FULL bio

In a modern musical world made of loops, grids and plug-ins, honest, organic songs played live might be as relevant now as ever before. Roman & the Long Haul is the kind of outfit that almost accidentally brings you to reflection right before enticing a knee slap, then finding a partner and jumping to your feet. The five and sometimes six piece wears the kind of life experience that comes from hard work and many nights playing on dimly lit stages in small town bars. Roman’s unmistakingly raw, emotionally charged stories leave little doubt of authenticity. It’s music reminiscent of a time when it wasn’t so simple to tell the difference between blues and country. When it was all, as Hank Williams used to say, ‘folk’ music. It was around the same time when Leo Fender started boosting electrical signals with vacuum tubes and speakers in pine boxes wrapped with tweed. That’s who these guys are. Not nostalgia, worn like a costume, rather a kinship to the past and respect for a type of storytelling we might be careful to keep around.

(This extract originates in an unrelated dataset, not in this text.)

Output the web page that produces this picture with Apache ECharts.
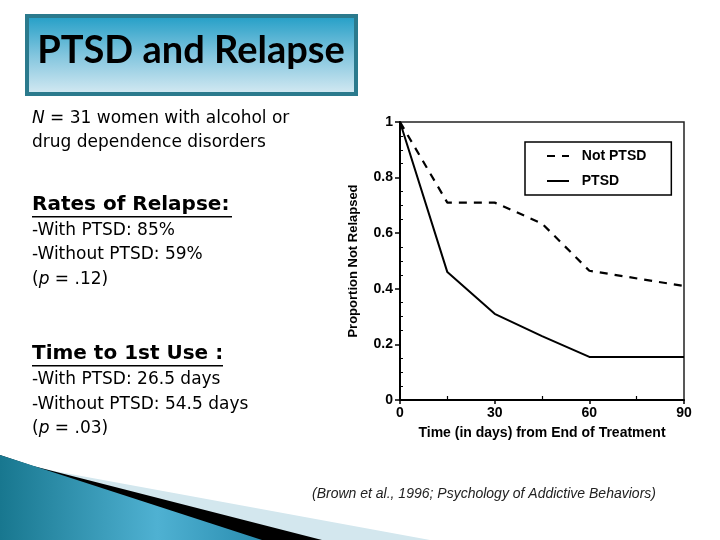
<!DOCTYPE html>
<html><head><meta charset="utf-8">
<script src="https://cdn.jsdelivr.net/npm/echarts@6/dist/echarts.min.js"></script>
<style>html,body{margin:0;padding:0;background:#fff}#c{width:720px;height:540px}</style>
</head><body><div id="c"></div>
<script>
// ---- data ----
const days = [0, 15, 30, 45, 60, 90];
const notPTSD = [1.0, 0.71, 0.71, 0.635, 0.465, 0.41];
const ptsd = [1.0, 0.46, 0.31, 0.23, 0.155, 0.155];
const seriesNames = ['Not PTSD', 'PTSD'];
const xTitle = 'Time (in days) from End of Treatment';
const yTitle = 'Proportion Not Relapsed';
const slideTitle = 'PTSD and Relapse';
const citation = '(Brown et al., 1996; Psychology of Addictive Behaviors)';

const chart = echarts.init(document.getElementById('c'), null, {renderer: 'canvas'});
const axisFont = 'Liberation Sans';
const body = 'DejaVu Sans';

function txt(x, y, text, opts) {
  return {
    type: 'text', x: x, y: y, z: 10,
    style: Object.assign({
      text: text, fill: '#000', fontSize: 17, fontFamily: body,
      verticalAlign: 'middle', align: 'left'
    }, opts || {})
  };
}
const ital = {i: {fontStyle: 'italic', fontSize: 17, fontFamily: body, fill: '#000'}};

const option = {
  backgroundColor: '#fff',
  animation: false,
  grid: {left: 400, top: 122, width: 284, height: 278, show: true,
         borderColor: '#222', borderWidth: 1.5},
  legend: {
    data: seriesNames, orient: 'vertical', left: 525, top: 142,
    padding: [7, 25, 7, 21], itemWidth: 22, itemHeight: 14, itemGap: 11,
    borderColor: '#000', borderWidth: 1.5, backgroundColor: '#fff',
    itemStyle: {opacity: 0},
    formatter: n => '  ' + n,
    textStyle: {fontFamily: axisFont, fontWeight: 'bold', fontSize: 14, color: '#000'}
  },
  xAxis: [{
    type: 'value', min: 0, max: 90, interval: 30, position: 'bottom',
    axisLine: {show: true, lineStyle: {color: '#000', width: 2}},
    axisTick: {show: true, length: 4, lineStyle: {color: '#000', width: 1.5}},
    axisLabel: {margin: 6, fontFamily: axisFont, fontWeight: 'bold', fontSize: 14, color: '#000'},
    splitLine: {show: false},
    name: xTitle, nameLocation: 'middle', nameGap: 26,
    nameTextStyle: {fontFamily: axisFont, fontWeight: 'bold', fontSize: 14, color: '#000'}
  }, {
    type: 'value', min: 0, max: 90, interval: 30, position: 'bottom',
    axisLine: {show: false}, axisLabel: {show: false},
    axisTick: {show: false, inside: true},
    minorTick: {show: true, splitNumber: 2, length: 4, lineStyle: {color: '#000', width: 1.2}},
    splitLine: {show: false}
  }],
  yAxis: [{
    type: 'value', min: 0, max: 1, interval: 0.2, position: 'left',
    axisLine: {show: true, lineStyle: {color: '#000', width: 2}},
    axisTick: {show: true, length: 5, lineStyle: {color: '#000', width: 1.5}},
    axisLabel: {margin: 7, fontFamily: axisFont, fontWeight: 'bold', fontSize: 14, color: '#000'},
    splitLine: {show: false},
    name: yTitle, nameLocation: 'middle', nameGap: 40,
    nameTextStyle: {fontFamily: axisFont, fontWeight: 'bold', fontSize: 13, color: '#000'}
  }, {
    type: 'value', min: 0, max: 1, interval: 0.2, position: 'left',
    axisLine: {show: false}, axisLabel: {show: false},
    axisTick: {show: false, inside: true},
    minorTick: {show: true, splitNumber: 4, length: 3, lineStyle: {color: '#000', width: 1}},
    splitLine: {show: false}
  }],
  series: [{
    name: seriesNames[0], type: 'line', xAxisIndex: 0, yAxisIndex: 0,
    data: days.map((d, i) => [d, notPTSD[i]]),
    symbol: 'none', color: '#000',
    lineStyle: {color: '#000', width: 2.2, type: [8, 7]}
  }, {
    name: seriesNames[1], type: 'line', xAxisIndex: 0, yAxisIndex: 0,
    data: days.map((d, i) => [d, ptsd[i]]),
    symbol: 'none', color: '#000',
    lineStyle: {color: '#000', width: 2}
  }],
  graphic: [
    // decorative swoosh bottom-left
    {type: 'polygon', z: 1, shape: {points: [[0, 458], [54, 471], [430, 540], [0, 540]]},
     style: {fill: '#d3e7ee'}},
    {type: 'polygon', z: 2, shape: {points: [[0, 455], [33, 466], [322, 540], [0, 540]]},
     style: {fill: '#000'}},
    {type: 'polygon', z: 3, shape: {points: [[0, 455], [262, 540], [0, 540]]},
     style: {fill: new echarts.graphic.LinearGradient(0, 0, 1, 0, [
       {offset: 0, color: '#18778f'}, {offset: 0.6, color: '#4fb1d2'}, {offset: 1, color: '#2a8db0'}])}},
    // title box
    {type: 'rect', z: 4, shape: {x: 27, y: 16, width: 329, height: 78},
     style: {fill: new echarts.graphic.LinearGradient(0, 0, 0, 1, [
       {offset: 0, color: '#1f9dc6'}, {offset: 0.5, color: '#82c5de'}, {offset: 1, color: '#d8ebf3'}]),
       stroke: '#2b7a8d', lineWidth: 4}},
    txt(191, 51, slideTitle, {fontFamily: 'Lato', fontWeight: 'bold', fontSize: 38, align: 'center'}),
    // left text
    txt(32, 119, '{i|N} = 31 women with alcohol or', {rich: ital}),
    txt(32, 143, 'drug dependence disorders'),
    txt(32, 205, 'Rates of Relapse:', {fontWeight: 'bold', fontSize: 20}),
    {type: 'rect', z: 10, shape: {x: 32, y: 216, width: 200, height: 1.6}, style: {fill: '#000'}},
    txt(32, 231, '-With PTSD: 85%'),
    txt(32, 255, '-Without PTSD: 59%'),
    txt(32, 280, '({i|p} = .12)', {rich: ital}),
    txt(32, 354, 'Time to 1st Use :', {fontWeight: 'bold', fontSize: 20}),
    {type: 'rect', z: 10, shape: {x: 32, y: 365, width: 191, height: 1.6}, style: {fill: '#000'}},
    txt(32, 380, '-With PTSD: 26.5 days'),
    txt(32, 405, '-Without PTSD: 54.5 days'),
    txt(32, 429, '({i|p} = .03)', {rich: ital}),
    // citation
    txt(312, 494, citation, {fontFamily: 'Liberation Sans', fontStyle: 'italic', fontSize: 14, fill: '#222'})
  ]
};
chart.setOption(option);
</script>
</body></html>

Roman’s first record was cut in 2019 with the help of Nick Champeau (Drew Parker, Gary LeVox) In it you hear trucker country song turned rock & roll through the fingers of guitarist’s Rob Talbot’s tele as Giberson proudly pronounces being not just a son, but a grandson of men who toggled’ engine brakes and avoided ‘city kitties’ for a living. Or the vengeful fantasy in the recurring dream of Sinner’s Waltz, as he describes a ‘cold blue iron, striking the night like a flame in hell,’ or the father, in the regretful, yet sanguine Belle’s Song to his daughter, promising to finally ‘get it right.” Champeau’s guitar guitar elevates beautifully along with Giberson’s baritone in the grit filled Big Joe, about a WWII era farm boy and his penchant toward hell raising .The record was engineered and produced by Giberson and Jon Oistad of LB3 Studios in Portland, Oregon.


Whatever the future holds in modern music, let’s hope there’s always a place for this kind of authentic human honesty. It’s a little loud and rowdy, it’s American as hell, a little like country and blues had a baby.